Because of the different causes of lamp lumen depreciation, the actual rate of decline of lumen output is different per lamp type. Lamp manufacturers should be able to supply lamp lumen depreciation curves for their lamps.
The gradual reduction of output of a luminaire is caused by dirt that is gradually deposited on lamps and on or in the luminaires and by a gradual loss of reflectivity of reflectors and mirrors or loss of transparency of refractors due to corrosion and discoloration. Where the effects of dirt accumulation can be offset by regular cleaning, the output loss due to corrosion and discoloration cannot be regained. The rate of output reduction depends on the materials used in the luminaire, the construction of the luminaire, and on the nature of airborne dirt in the atmosphere.

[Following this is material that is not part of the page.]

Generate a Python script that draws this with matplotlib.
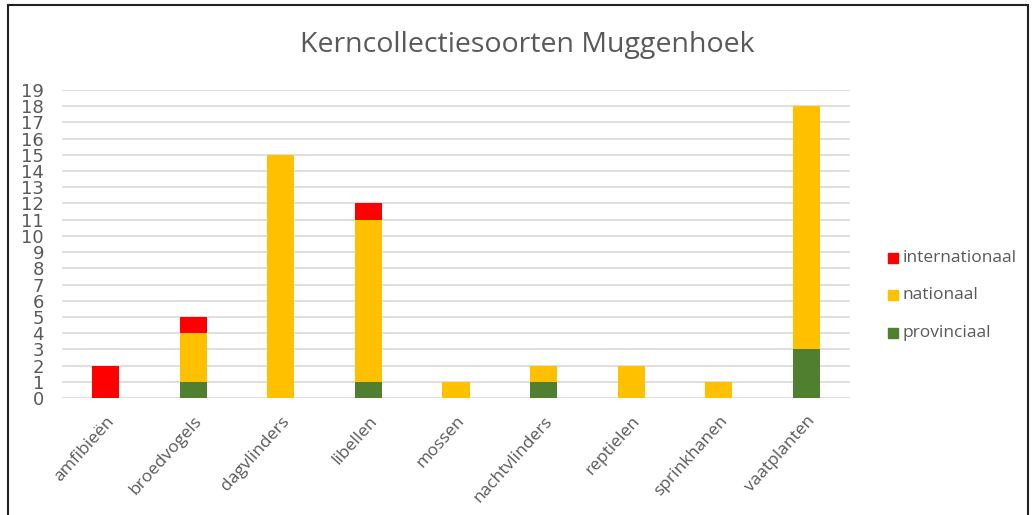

The degree of protection provided by the construction of the luminaire is classified according to the international protection code, IP, as described in an international IEC standard.
Room Surface Depreciation
Gradual dirt collection on room surfaces and/or discoloration of these surfaces gradually reduces the interreflected component of light from the installation. This may especially have a noticeable effect in interiors of smaller dimensions where, because of the relative large wall area, interreflection components are relatively large.
The maintenance factor is the ratio of illuminance or luminance produced by the lighting installation at the moment that maintenance operations are being carried out to the illuminance or luminance produced by that installation when new. The maintenance factor takes into account all light losses described above together with the average light loss of the installation due to failed lamps not being replaced. The actual value is of course also dependent on length of the period between maintenance operations. The term light loss factor has sometimes been used instead of maintenance factor. Depreciation factor has been formerly used to designate the reciprocal of the above ratio.